Projects are often primarily or solely driven by the IT teams in the organization. A key driver of this is that business users are “too busy” with their day-to-day jobs, and therefore, do not see early involvement in an IT project as a priority. This leads to the project success criteria not necessarily focusing on business adoption of the solution, but typically will have exit criteria specially designed around the number of bugs/defects outstanding. This is valid and very quantifiable.

Often, little thought is given to educating the business users. This is harder to define and measure, but is a critical component in driving a successful delivery. When ignored or not given enough focus it leaves the organization in a position where the IT team have delivered the desired solution, but adoption is both low and painful for business users.

Taking Strides To Deliver ROI

Training and business change should always be built into the acceptance criteria of any project. As part of the end-to-end project plan training needs to be an integral piece with input provided from the training team. The training team should be engaged with the consumers of the technology as early as possible, to understand how and why decisions are made and include this in the training.  Having training experts actively engaged will provide innovative delivery options to ensure the platform users are fully engaged.

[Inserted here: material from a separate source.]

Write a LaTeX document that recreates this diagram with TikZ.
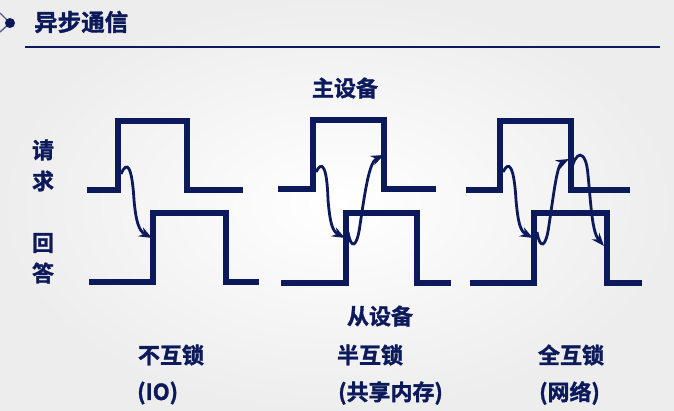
\documentclass[tikz,border=0pt]{standalone}
\usepackage{fontspec}
\setmainfont{Noto Sans CJK SC Bold}[FakeBold=1.5]
\usetikzlibrary{arrows.meta}
\definecolor{navy}{RGB}{12,26,92}
\tikzset{
  sig/.style={draw=navy,line width=5.5pt,line cap=rect,line join=miter},
  hand/.style={draw=navy,line width=2.8pt,-{Stealth[length=13pt,width=10pt]}},
  lbl/.style={text=navy,font=\fontsize{22}{22}\selectfont,inner sep=0pt}
}
\begin{document}
\begin{tikzpicture}[x=1pt,y=-1pt]
\shade[inner color=white,outer color=gray!14] (0,0) rectangle (674,411);
\useasboundingbox (0,0) rectangle (674,411);
% header icon
\coordinate (ic) at (10,23);
\draw[navy!70,line width=1.4pt] (ic) -- (0,13) (ic) -- (0,32);
\fill[navy] (ic) circle (5);
\node[lbl,anchor=west,font=\fontsize{23.5}{23.5}\selectfont] (title) at (34,22) {异步通信};
\draw[navy,line width=2.5pt] (25,47) -- (660,47);
% side labels
\node[lbl] (q1) at (43,150) {请};
\node[lbl] (q2) at (43,181) {求};
\node[lbl] (a1) at (43,243) {回};
\node[lbl] (a2) at (43,273) {答};
\node[lbl] (master) at (345,88) {主设备};
\node[lbl] (slave) at (380,316) {从设备};
% panel 1
\draw[sig] (90,190) -- (118,190) -- (118,121) -- (187,121) -- (187,190) -- (240,190);
\draw[sig] (92,282) -- (153,282) -- (153,213) -- (226,213) -- (226,282) -- (256,282);
\draw[hand] (121,174) .. controls (127,160) and (132,166) .. (134,200) .. controls (136,222) and (139,231) .. (152,238);
% panel 2
\draw[sig] (281,189) -- (313,189) -- (313,120) -- (384,120) -- (384,189) -- (433,189);
\draw[sig] (284,283) -- (346,283) -- (346,213) -- (417,213) -- (417,283) -- (448,283);
\draw[hand] (316,172) .. controls (322,160) and (327,166) .. (328,200) .. controls (330,222) and (332,231) .. (345,238);
\draw[hand] (348,232) .. controls (351,250) and (357,248) .. (360,225) .. controls (365,192) and (369,162) .. (384,155);
% panel 3
\draw[sig] (469,190) -- (500,190) -- (500,121) -- (571,121) -- (571,190) -- (627,190);
\draw[sig] (473,283) -- (534,283) -- (534,213) -- (607,213) -- (607,283) -- (639,283);
\draw[hand] (503,172) .. controls (509,160) and (514,166) .. (516,200) .. controls (518,222) and (520,231) .. (533,238);
\draw[hand] (537,232) .. controls (540,250) and (546,248) .. (549,225) .. controls (554,192) and (557,165) .. (569,159);
\draw[hand] (571,172) .. controls (575,150) and (586,148) .. (588,175) .. controls (591,205) and (592,232) .. (604,246);
% captions
\node[lbl] (c1) at (171,355) {不互锁};
\node[lbl] (c2) at (370,355) {半互锁};
\node[lbl] (c3) at (571,355) {全互锁};
\node[lbl,anchor=west] (d1) at (137,393) {(IO)};
\node[lbl,anchor=west] (d2) at (338,393) {(共享内存)};
\node[lbl,anchor=west] (d3) at (539,393) {(网络)};
\end{tikzpicture}
\end{document}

There should be clear and specific deliverables defining what “training” means and how it can be measured. Business stakeholders should refuse to sign-off projects where training is absent from acceptance criteria, forcing IT departments to focus on both the IT aspects but also the softer elements as we have outlined here. Without this the business users will be both frustrated and dissatisfied having to use a poorly trained platform with little business context.

Without effective change management and training, the ROI on IT implementations will rarely, if ever, be reached regardless of the quality of the platform build. Engagement with training experts will provide a multi-faceted approach to delivery. This will not just be a one off activity to tick a box, but provide continual re-enforcement and innovative solutions, such as building the training into the platform, to make real strides towards a real ROI.